According to common sense, Americans buying vehicles consider gas mileage when gas prices are high and largely ignore it when gas prices are low. As this is being written, gas prices are relatively low and hence gas mileage concerns are probably low on the list of most drivers. As such, it is not surprising that the Trump administration has decided to lower the mileage standards negotiated by the Obama administration and accepted by the vehicle manufacturers. This is also consistent with the Trump administration’s approach of trying to undo what Obama did, primarily because it was done by Obama.

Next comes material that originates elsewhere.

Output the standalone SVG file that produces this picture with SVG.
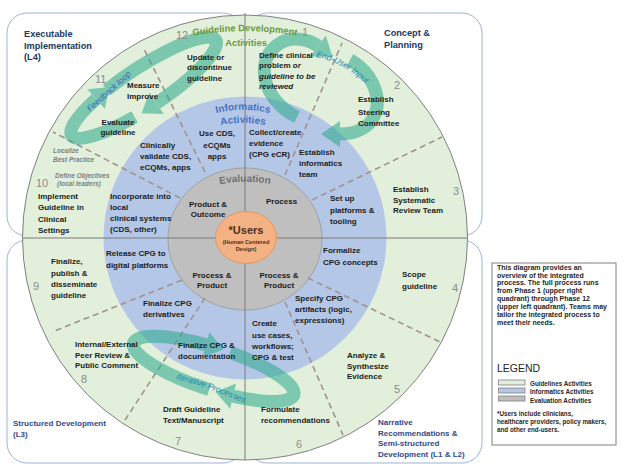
<svg xmlns="http://www.w3.org/2000/svg" width="624" height="475" viewBox="0 0 624 475">
<defs>
<style>
text{font-family:"Liberation Sans",Arial,sans-serif}
.t{font-size:8px;font-weight:bold;fill:#1c1c1c}
.i{font-style:italic}
.c{text-anchor:middle}
.n{font-size:11px;fill:#8c8c8c}
.h{font-size:9.2px;font-weight:bold;fill:#203864}
.h2{font-size:8px;font-weight:bold;fill:#2f4a8c}
.s{font-size:6.5px;font-weight:bold;font-style:italic;fill:#808080}
.lg{font-size:7px;font-weight:bold;fill:#262626}
.ls{font-size:6.3px;font-weight:bold;fill:#262626}
.box{fill:#fff;stroke:#9db3dd;stroke-width:1}
.dash{fill:none;stroke:#a3918d;stroke-width:1.6;stroke-dasharray:6 4}
.band{fill:none;stroke:#2aa98c;stroke-width:13}
.ah{fill:#2aa98c}
.div{stroke:#7a7a7a;stroke-width:1}
.arrowtxt{font-size:8.5px;font-style:italic;fill:#1c86b4}
</style>
<path id="gdArc" d="M 165,42 A 300 300 0 0 1 325,42"/>
<path id="infArc" d="M 173,135 A 110 110 0 0 1 313,135"/>
<path id="actArc" d="M 173,148 A 110 110 0 0 1 313,148"/>
<path id="evalArc" d="M 185,197 A 125 125 0 0 1 305,197"/>
<path id="euArc" d="M 316,57 Q 345,62 372,90"/>
<path id="itArc" d="M 176,379 Q 212,388 250,406"/>
</defs>

<g id="quadrant-frames">
<rect class="box" x="7" y="13" width="236" height="223" rx="20"/>
<rect class="box" x="247" y="13" width="235" height="223" rx="20"/>
<rect class="box" x="7" y="240" width="236" height="223" rx="20"/>
<rect class="box" x="247" y="240" width="235" height="223" rx="20"/>
</g>

<g id="rings">
<circle id="guideline-ring" cx="245" cy="237.5" r="222.5" fill="#e2efda" stroke="#808080" stroke-width="1"/>
<circle id="informatics-ring" cx="245" cy="238" r="141.5" fill="#b4c7e7"/>
<ellipse id="evaluation-ring" cx="245" cy="239" rx="77" ry="71" fill="#bfbfbf" stroke="#a0a0a0" stroke-width="1"/>
</g>

<g id="connectors">
<line class="div" x1="245" y1="13" x2="245" y2="460"/>
<line class="div" x1="22.5" y1="238" x2="467.5" y2="238"/>
<line class="dash" x1="285" y1="175" x2="342" y2="43"/>
<line class="dash" x1="312" y1="200" x2="442" y2="137"/>
<line class="dash" x1="205" y1="172" x2="143" y2="47"/>
<line class="dash" x1="180" y1="198" x2="53" y2="132"/>
<line class="dash" x1="182" y1="280" x2="52" y2="332"/>
<line class="dash" x1="205" y1="298" x2="125" y2="420"/>
<line class="dash" x1="308" y1="278" x2="440" y2="342"/>
<line class="dash" x1="285" y1="302" x2="343" y2="435"/>
<g id="process-arrows" opacity="0.55">
<path class="band" d="M106.9,89.8 A87,20 -33.6 1 1 156.6,103.2"/>
<polygon class="ah" points="163.8,114.0 149.4,92.4 141.6,113.2"/>
<path class="band" d="M134.6,116.8 A87,20 -33.6 0 1 96.1,99.0"/>
<polygon class="ah" points="104.8,108.7 87.4,89.3 109.5,87.0"/>
<path class="band" d="M209.2,389.5 A84,21 17.8 0 1 206.0,344.7"/>
<polygon class="ah" points="209.4,332.2 202.6,357.2 223.4,349.5"/>
<path class="band" d="M230.0,352.3 A84,21 17.8 0 1 233.1,396.1"/>
<polygon class="ah" points="236.0,383.4 230.2,408.8 215.6,392"/>
<path class="band" d="M297,117 C262,100 252,58 282,42 C295,36 310,40 318,46"/>
<polygon class="ah" points="310.2,56.4 325.8,35.6 332.4,56.8"/>
<path class="band" d="M350,60 C372,72 385,100 372,120 C365,130 352,134 340,134"/>
<polygon class="ah" points="340,121 340,147 321,134"/>
</g>
</g>

<g id="users">
<ellipse cx="246" cy="237.5" rx="30.5" ry="26" fill="#f4b183" stroke="#e59560" stroke-width="1"/>
<text class="c" x="246" y="234" style="font-size:11px;font-weight:bold;fill:#4a3220">*Users</text>
<text class="c" x="246" y="244" style="font-size:5.6px;font-weight:bold;fill:#4a3220">(Human Centered</text>
<text class="c" x="246" y="250.5" style="font-size:5.6px;font-weight:bold;fill:#4a3220">Design)</text>
</g>

<g id="ring-titles">
<text style="font-size:9.4px;font-weight:bold;fill:#6a9a3a"><textPath href="#gdArc" startOffset="50%" text-anchor="middle">Guideline Development</textPath></text>
<text class="c" x="246" y="45.5" style="font-size:9.4px;font-weight:bold;fill:#6a9a3a">Activities</text>
<text style="font-size:10px;font-weight:bold;fill:#4472c4"><textPath href="#infArc" startOffset="50%" text-anchor="middle">Informatics</textPath></text>
<text style="font-size:10px;font-weight:bold;fill:#4472c4"><textPath href="#actArc" startOffset="50%" text-anchor="middle">Activities</textPath></text>
<text style="font-size:10px;font-weight:bold;fill:#6f6f6f"><textPath href="#evalArc" startOffset="50%" text-anchor="middle">Evaluation</textPath></text>
<text class="arrowtxt"><textPath href="#euArc">End-User Input</textPath></text>
<text class="arrowtxt"><textPath href="#itArc">Iterative Processes</textPath></text>
<text class="arrowtxt" x="90" y="112" transform="rotate(-42 90 112)" style="fill:#3a66b8">Feedback loop</text>
</g>

<g id="phase-numbers">
<text class="n" x="302" y="36">1</text>
<text class="n" x="394" y="89">2</text>
<text class="n" x="453" y="195">3</text>
<text class="n" x="452" y="292">4</text>
<text class="n" x="394" y="393">5</text>
<text class="n" x="296" y="448">6</text>
<text class="n" x="175" y="445">7</text>
<text class="n" x="81" y="383">8</text>
<text class="n" x="33" y="290">9</text>
<text class="n" x="36" y="186.5">10</text>
<text class="n" x="95" y="83">11</text>
<text class="n" x="176" y="39">12</text>
</g>

<g id="quadrant-labels">
<text class="h" x="24" y="37">Executable</text>
<text class="h" x="24" y="48.5">Implementation</text>
<text class="h" x="24" y="60">(L4)</text>
<text class="h" x="384" y="36">Concept &amp;</text>
<text class="h" x="384" y="48">Planning</text>
<text class="h2" x="13" y="426">Structured Development</text>
<text class="h2" x="13" y="437">(L3)</text>
<text class="h2" x="378" y="425">Narrative</text>
<text class="h2" x="378" y="435.5">Recommendations &amp;</text>
<text class="h2" x="378" y="446">Semi-structured</text>
<text class="h2" x="378" y="456.5">Development (L1 &amp; L2)</text>
</g>

<g id="phase-1">
<text class="t" x="259" y="57.5">Define clinical</text>
<text class="t" x="259" y="68">problem <tspan class="i">or</tspan></text>
<text class="t i" x="259" y="78.5">guideline to be</text>
<text class="t i" x="259" y="88.5">reviewed</text>
</g>
<g id="phase-2">
<text class="t" x="358" y="102">Establish</text>
<text class="t" x="358" y="114.5">Steering</text>
<text class="t" x="358" y="126">Committee</text>
</g>
<g id="phase-3">
<text class="t" x="393" y="192">Establish</text>
<text class="t" x="393" y="202.5">Systematic</text>
<text class="t" x="393" y="213">Review Team</text>
</g>
<g id="phase-4">
<text class="t" x="402" y="277">Scope</text>
<text class="t" x="402" y="289">guideline</text>
</g>
<g id="phase-5">
<text class="t" x="347" y="358">Analyze &amp;</text>
<text class="t" x="347" y="368.5">Synthesize</text>
<text class="t" x="347" y="379">Evidence</text>
</g>
<g id="phase-6">
<text class="t" x="261" y="412">Formulate</text>
<text class="t" x="261" y="422.5">recommendations</text>
</g>
<g id="phase-7">
<text class="t" x="163" y="412">Draft Guideline</text>
<text class="t" x="163" y="422.5">Text/Manuscript</text>
</g>
<g id="phase-8">
<text class="t" x="75" y="347">Internal/External</text>
<text class="t" x="75" y="357.5">Peer Review &amp;</text>
<text class="t" x="75" y="368">Public Comment</text>
</g>
<g id="phase-9">
<text class="t" x="51" y="264">Finalize,</text>
<text class="t" x="51" y="275.5">publish &amp;</text>
<text class="t" x="51" y="287">disseminate</text>
<text class="t" x="51" y="298">guideline</text>
</g>
<g id="phase-10">
<text class="s" x="55" y="178">Define Objectives</text>
<text class="s" x="57" y="186">(local leaders)</text>
<text class="t" x="38" y="199">Implement</text>
<text class="t" x="38" y="210">Guideline in</text>
<text class="t" x="38" y="222">Clinical</text>
<text class="t" x="38" y="232.5">Settings</text>
<text class="s" x="53" y="153">Localize</text>
<text class="s" x="53" y="162">Best Practice</text>
</g>
<g id="phase-11">
<text class="t" x="127" y="88.3">Measure</text>
<text class="t" x="127" y="98.8">Improve</text>
<text class="t c" x="118" y="125">Evaluate</text>
<text class="t c" x="118" y="134.5">guideline</text>
</g>
<g id="phase-12">
<text class="t" x="187" y="59.5">Update or</text>
<text class="t" x="187" y="70">discontinue</text>
<text class="t" x="187" y="80.5">guideline</text>
</g>

<g id="informatics-activities">
<text class="t" x="249" y="135">Collect/create</text>
<text class="t" x="249" y="145.5">evidence</text>
<text class="t" x="249" y="156.5">(CPG eCR)</text>
<text class="t" x="299" y="155">Establish</text>
<text class="t" x="299" y="166">informatics</text>
<text class="t" x="299" y="177.3">team</text>
<text class="t" x="330" y="201">Set up</text>
<text class="t" x="330" y="213">platforms &amp;</text>
<text class="t" x="330" y="224">tooling</text>
<text class="t" x="323" y="253">Formalize</text>
<text class="t" x="323" y="265">CPG concepts</text>
<text class="t" x="295" y="301">Specify CPG</text>
<text class="t" x="295" y="312">artifacts (logic,</text>
<text class="t" x="295" y="323">expressions)</text>
<text class="t" x="252" y="326">Create</text>
<text class="t" x="252" y="337.5">use cases,</text>
<text class="t" x="252" y="349">workflows;</text>
<text class="t" x="252" y="360">CPG &amp; test</text>
<text class="t" x="178" y="348">Finalize CPG &amp;</text>
<text class="t" x="178" y="359">documentation</text>
<text class="t" x="143" y="305.5">Finalize CPG</text>
<text class="t" x="143" y="317">derivatives</text>
<text class="t" x="106" y="256">Release CPG to</text>
<text class="t" x="106" y="267.5">digital platforms</text>
<text class="t" x="110" y="199">Incorporate into</text>
<text class="t" x="110" y="209.5">local</text>
<text class="t" x="110" y="221">clinical systems</text>
<text class="t" x="110" y="232">(CDS, other)</text>
<text class="t" x="140" y="148">Clinically</text>
<text class="t" x="140" y="159">validate CDS,</text>
<text class="t" x="140" y="170">eCQMs, apps</text>
<text class="t c" x="217" y="136">Use CDS,</text>
<text class="t c" x="217" y="148">eCQMs</text>
<text class="t c" x="217" y="159.3">apps</text>
</g>

<g id="evaluation-activities">
<text class="t c" x="208" y="206.7">Product &amp;</text>
<text class="t c" x="208" y="217">Outcome</text>
<text class="t" x="266" y="204">Process</text>
<text class="t c" x="212" y="277.7">Process &amp;</text>
<text class="t c" x="212" y="288.3">Product</text>
<text class="t c" x="279" y="277.7">Process &amp;</text>
<text class="t c" x="279" y="288.3">Product</text>
</g>

<g id="legend">
<rect x="492" y="263" width="124" height="182" fill="#fff" stroke="#808080" stroke-width="1"/>
<text class="lg" x="497" y="269.5">This diagram provides an</text>
<text class="lg" x="497" y="277.5">overview of the integrated</text>
<text class="lg" x="497" y="285.4">process. The full process runs</text>
<text class="lg" x="497" y="293.4">from Phase 1 (upper right</text>
<text class="lg" x="497" y="301.3">quadrant) through Phase 12</text>
<text class="lg" x="497" y="309.3">(upper left quadrant). Teams may</text>
<text class="lg" x="497" y="317.2">tailor the integrated process to</text>
<text class="lg" x="497" y="325.2">meet their needs.</text>
<text x="497" y="372" style="font-size:10.5px;fill:#262626">LEGEND</text>
<rect x="498.5" y="380" width="26.5" height="5" fill="#e2efda" stroke="#808080" stroke-width="0.8"/>
<rect x="498.5" y="388" width="26.5" height="5" fill="#b4c7e7" stroke="#808080" stroke-width="0.8"/>
<rect x="498.5" y="396" width="26.5" height="5" fill="#bfbfbf" stroke="#808080" stroke-width="0.8"/>
<text class="ls" x="530" y="385.7">Guidelines Activities</text>
<text class="ls" x="530" y="394">Informatics Activities</text>
<text class="ls" x="530" y="403.3">Evaluation Activities</text>
<text class="ls" x="497" y="415.7">*Users include clinicians,</text>
<text class="ls" x="497" y="424">healthcare providers, policy makers,</text>
<text class="ls" x="497" y="432.3">and other end-users.</text>
</g>
</svg>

The Trump administration has defended its decision by contending that the standards are “wrong” and by claiming that the standards were set as a matter of politics. One reason in favor of undoing the plan to increase fuel efficiency in cars and light trucks is that the more efficient vehicles would, it is estimated, cost $1,000-$2,000 more. While this is a relatively small percentage of the cost of a new vehicle, for most Americans that is a significant amount of money. As such, there is an economic argument to be made against these standards. This economic argument can be retooled into a moral argument: saving consumers money is the right thing to do.

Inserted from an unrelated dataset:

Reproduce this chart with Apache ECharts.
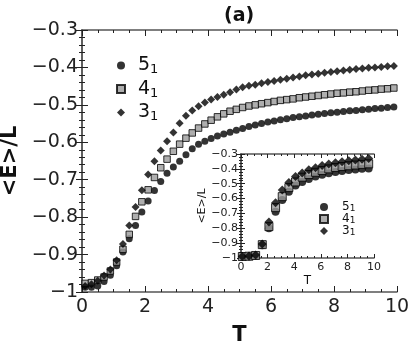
<!DOCTYPE html>
<html>
<head>
<meta charset="utf-8">
<script src="https://cdn.jsdelivr.net/npm/echarts@6/dist/echarts.min.js"></script>
<style>
  html, body { margin: 0; padding: 0; background: #fff; }
  #chart { width: 415px; height: 356px; }
</style>
</head>
<body>
<div id="chart"></div>
<script>
  // main panel: T and <E>/L for the three knots
  var temps = [0.1, 0.3, 0.5, 0.7, 0.9, 1.1, 1.3, 1.5, 1.7, 1.9,
    2.1, 2.3, 2.5, 2.7, 2.9, 3.1, 3.3, 3.5, 3.7, 3.9,
    4.1, 4.3, 4.5, 4.7, 4.9, 5.1, 5.3, 5.5, 5.7, 5.9,
    6.1, 6.3, 6.5, 6.7, 6.9, 7.1, 7.3, 7.5, 7.7, 7.9,
    8.1, 8.3, 8.5, 8.7, 8.9, 9.1, 9.3, 9.5, 9.7, 9.9];
  var e51 = [-0.987, -0.987, -0.984, -0.972, -0.955, -0.930, -0.893, -0.858, -0.822, -0.786,
    -0.757, -0.729, -0.705, -0.683, -0.666, -0.651, -0.633, -0.617, -0.605, -0.597,
    -0.590, -0.583, -0.578, -0.573, -0.568, -0.563, -0.558, -0.554, -0.550, -0.546,
    -0.543, -0.540, -0.537, -0.534, -0.532, -0.530, -0.527, -0.525, -0.523, -0.521,
    -0.520, -0.518, -0.516, -0.515, -0.513, -0.512, -0.510, -0.509, -0.507, -0.506];
  var e41 = [-0.977, -0.975, -0.968, -0.960, -0.944, -0.920, -0.886, -0.846, -0.798, -0.759,
    -0.727, -0.694, -0.668, -0.645, -0.624, -0.605, -0.589, -0.575, -0.562, -0.551,
    -0.541, -0.532, -0.524, -0.517, -0.512, -0.507, -0.503, -0.500, -0.497, -0.494,
    -0.491, -0.488, -0.486, -0.484, -0.481, -0.479, -0.477, -0.475, -0.473, -0.471,
    -0.469, -0.468, -0.466, -0.465, -0.463, -0.461, -0.460, -0.458, -0.457, -0.455];
  var e31 = [-0.984, -0.979, -0.970, -0.956, -0.940, -0.915, -0.872, -0.822, -0.773, -0.728,
    -0.686, -0.651, -0.622, -0.597, -0.574, -0.549, -0.529, -0.515, -0.504, -0.494,
    -0.486, -0.479, -0.473, -0.466, -0.459, -0.453, -0.449, -0.446, -0.442, -0.439,
    -0.436, -0.433, -0.430, -0.427, -0.424, -0.421, -0.419, -0.417, -0.414, -0.412,
    -0.410, -0.408, -0.406, -0.404, -0.403, -0.401, -0.400, -0.399, -0.397, -0.396];

  // inset panel
  var insetTemps = [0.1, 0.6, 1.1, 1.6, 2.1, 2.6, 3.1, 3.6, 4.1, 4.6,
    5.1, 5.6, 6.1, 6.6, 7.1, 7.6, 8.1, 8.6, 9.1, 9.6];
  var in51 = [-0.990, -0.990, -0.985, -0.915, -0.800, -0.688, -0.610, -0.554, -0.512, -0.488,
    -0.468, -0.452, -0.440, -0.430, -0.421, -0.414, -0.408, -0.404, -0.400, -0.397];
  var in41 = [-0.990, -0.988, -0.983, -0.910, -0.789, -0.661, -0.587, -0.526, -0.488, -0.456,
    -0.438, -0.423, -0.411, -0.400, -0.391, -0.384, -0.379, -0.374, -0.370, -0.366];
  var in31 = [-0.990, -0.987, -0.980, -0.905, -0.758, -0.628, -0.542, -0.492, -0.452, -0.428,
    -0.406, -0.392, -0.377, -0.367, -0.359, -0.352, -0.346, -0.340, -0.336, -0.331];

  var names = ['5_1', '4_1', '3_1'];
  var yRange = [-1, -0.3];
  var xRange = [0, 10];

  var font = 'DejaVu Sans';
  var axisColor = '#555';

  function pairs(xs, ys) {
    return xs.map(function (x, i) { return [x, ys[i]]; });
  }
  function minus(v) {
    return String(v).replace('-', '\u2212');
  }
  function knotLabel(name) {// 5_1 -> 5 with subscript 1
    var p = name.split('_');
    return '{n|' + p[0] + '}{s|' + p[1] + '}';
  }
  function xAx(grid, pos, size, labels, nm) {
    var big = size > 12;
    return {
      type: 'value', gridIndex: grid, position: pos,
      min: xRange[0], max: xRange[1], interval: 2,
      axisLine: {show: true, lineStyle: {color: axisColor, width: 1.5}},
      axisTick: {show: true, inside: true, length: big ? 6 : 4, lineStyle: {color: '#222'}},
      minorTick: {show: true, splitNumber: 4, length: big ? 3 : 2, lineStyle: {color: '#222'}},
      splitLine: {show: false},
      axisLabel: {show: labels, fontSize: size, fontFamily: font, color: '#222', margin: big ? 6 : 4},
      name: nm, nameLocation: 'middle', nameGap: big ? 33 : 17,
      nameTextStyle: {fontSize: big ? 21 : 12, fontWeight: big ? 'bold' : 'normal', fontFamily: font, color: '#111'}
    };
  }
  function yAx(grid, pos, size, labels, nm) {
    var big = size > 12;
    return {
      type: 'value', gridIndex: grid, position: pos,
      min: yRange[0], max: yRange[1], interval: 0.1,
      axisLine: {show: true, lineStyle: {color: axisColor, width: 1.5}},
      axisTick: {show: true, inside: true, length: big ? 6 : 4, lineStyle: {color: '#222'}},
      minorTick: {show: true, splitNumber: 5, length: big ? 3 : 2, lineStyle: {color: '#222'}},
      splitLine: {show: false},
      axisLabel: {show: labels, fontSize: size, fontFamily: font, color: '#222', margin: big ? 4 : 3, formatter: minus},
      name: nm, nameLocation: 'middle', nameGap: big ? 57 : 30,
      nameTextStyle: {fontSize: big ? 21 : 11, fontWeight: big ? 'bold' : 'normal', fontFamily: font, color: '#111'}
    };
  }
  function dots(name, xi, xs, ys, kind, big) {
    var s = {
      type: 'scatter', name: name, xAxisIndex: xi, yAxisIndex: xi,
      data: pairs(xs, ys), silent: true, z: 5
    };
    if (kind === 'circle') {
      s.symbol = 'circle'; s.symbolSize = big ? 8 : 7;
      s.itemStyle = {color: '#000'};
    } else if (kind === 'rect') {
      s.symbol = 'rect'; s.symbolSize = big ? 8 : 6.5;
      s.itemStyle = {color: '#9a9a9a', borderColor: '#000', borderWidth: 1};
    } else {
      s.symbol = 'diamond'; s.symbolSize = big ? [9, 9] : [8, 8];
      s.itemStyle = {color: '#000'};
    }
    return s;
  }

  var chart = echarts.init(document.getElementById('chart'));
  chart.setOption({
    animation: false,
    backgroundColor: '#fff',
    title: {
      text: '(a)', left: 219, top: 2,
      textStyle: {fontSize: 19, fontWeight: 'bold', fontFamily: font, color: '#111'}
    },
    legend: [
      {
        data: names, orient: 'vertical', left: 111, top: 51,
        itemWidth: 8, itemHeight: 8, itemGap: 3, selectedMode: false,
        formatter: knotLabel,
        textStyle: {
          fontFamily: font, color: '#111', padding: [0, 0, 0, 8],
          rich: {
            n: {fontSize: 19, fontFamily: font, color: '#111', lineHeight: 22},
            s: {fontSize: 13, fontFamily: font, color: '#111', lineHeight: 14, verticalAlign: 'bottom'}
          }
        }
      },
      {
        data: names, orient: 'vertical', left: 314, top: 196,
        itemWidth: 8, itemHeight: 8, itemGap: 0, selectedMode: false,
        formatter: knotLabel,
        textStyle: {
          fontFamily: font, color: '#111', padding: [0, 0, 0, 9],
          rich: {
            n: {fontSize: 12, fontFamily: font, color: '#111', lineHeight: 12},
            s: {fontSize: 9, fontFamily: font, color: '#111', lineHeight: 9, verticalAlign: 'bottom'}
          }
        }
      }
    ],
    grid: [
      {left: 82, top: 30, right: 18, bottom: 64, containLabel: false, outerBoundsMode: 'none'},
      {left: 241, top: 154, width: 133, height: 104, containLabel: false, outerBoundsMode: 'none',
        show: true, backgroundColor: '#fff', borderWidth: 0}
    ],
    xAxis: [
      xAx(0, 'bottom', 19, true, 'T'),
      xAx(0, 'top', 19, false, ''),
      xAx(1, 'bottom', 11, true, 'T'),
      xAx(1, 'top', 11, false, '')
    ],
    yAxis: [
      yAx(0, 'left', 19, true, '<E>/L'),
      yAx(0, 'right', 19, false, ''),
      yAx(1, 'left', 11, true, '<E>/L'),
      yAx(1, 'right', 11, false, '')
    ],
    series: [
      dots(names[0], 0, temps, e51, 'circle', false),
      dots(names[1], 0, temps, e41, 'rect', false),
      dots(names[2], 0, temps, e31, 'diamond', false),
      dots(names[0], 2, insetTemps, in51, 'circle', true),
      dots(names[1], 2, insetTemps, in41, 'rect', true),
      dots(names[2], 2, insetTemps, in31, 'diamond', true)
    ]
  });
</script>
</body>
</html>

Of course, there is far more to the cost of a vehicle than the cost of purchase and the most obvious is the cost of fuel. The 2012 estimate was that the increased efficiency would save roughly $8,000 over the life of the vehicle. Based on the lower 2016 prices, this saving would average out to about $4,000. While gas prices can vary greatly, it is very likely that increased fuel efficiency would more than offset increased vehicle costs. As such, the long-term economic argument favors keeping the Obama administration’s target. As before, this can be retooled into a moral argument that saving Americans money is a good thing.

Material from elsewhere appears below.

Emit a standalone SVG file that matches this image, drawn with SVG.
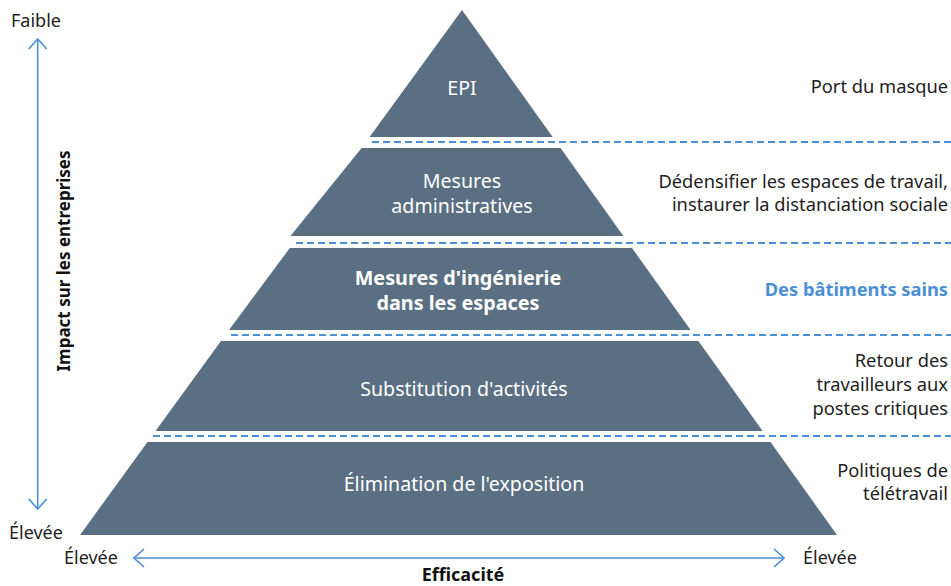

Fuel efficiency does, however, have the potential of decreasing the profits of the fuel industry. To illustrate, if an efficient vehicle saves me $4,000 over its life, then that is $4,000 that does not go into the industry coffers. While few would shed tears over lost profits for the industry executives, the impact on the average people working in the industry must also be considered. If the harm done to these people outweighs the good done for the consumers, then the lower standards would be morally wrong. However, it seems unlikely that the savings to consumers would cause more harm than good. In addition to the economic concerns and the associated ethical worries, there are also concerns about health.
While the Trump administration does not seem to care about the harmful effects of pollution, about 50,000 deaths each year result from the air pollution caused by traffic. There are also many non-lethal health impacts of this pollution, such as asthma. Increased fuel efficiency means that vehicles burn less fuel for the miles they travel, thus reducing the air pollution they produce per mile. Because of this, increasing fuel efficiency will reduce fatalities caused by air pollution. This health argument can be retooled easily into a moral argument: increasing fuel efficiency reduces pollution deaths and, on utilitarian grounds, this would be morally good.
It is, of course, reasonable to raise the question of how significant the reduction in deaths would be and arguments can be advanced to try to show that the reduction in pollution would not be significant enough to justify increasing fuel efficiency on these grounds. It also should be noted that we, as a people, tolerate roughly 40,000 vehicle deaths per year as the cost of operating our vehicles and roads as we do. As such, continuing to tolerate deaths from air pollution is also an option. For those not swayed by health concerns, in the past, there have been national security and economic arguments advanced for increasing fuel efficiency and they can still be applied today.
One stock argument is that increased fuel efficiency will reduce our dependence on foreign oil and thus make us safer in various ways. This security argument can also be re-painted as a moral argument based on the good consequences of increased security. Another stock argument is based on the claim that buying foreign oil increases our trade deficit and this is economically harmful to the United States. Because of the negative consequences, this argument can also be refit as a moral argument in favor of increasing fuel efficiency. Given the Trump administration’s professed obsession with national security and trade deficits, these arguments should be appealing to them.
Given the above arguments, there are excellent reasons to maintain the goal of increasing the fuel efficiency of cars and light trucks. While there are some reasons to not do so, such as helping the gas industry maintain profits, this would be the wrong choice.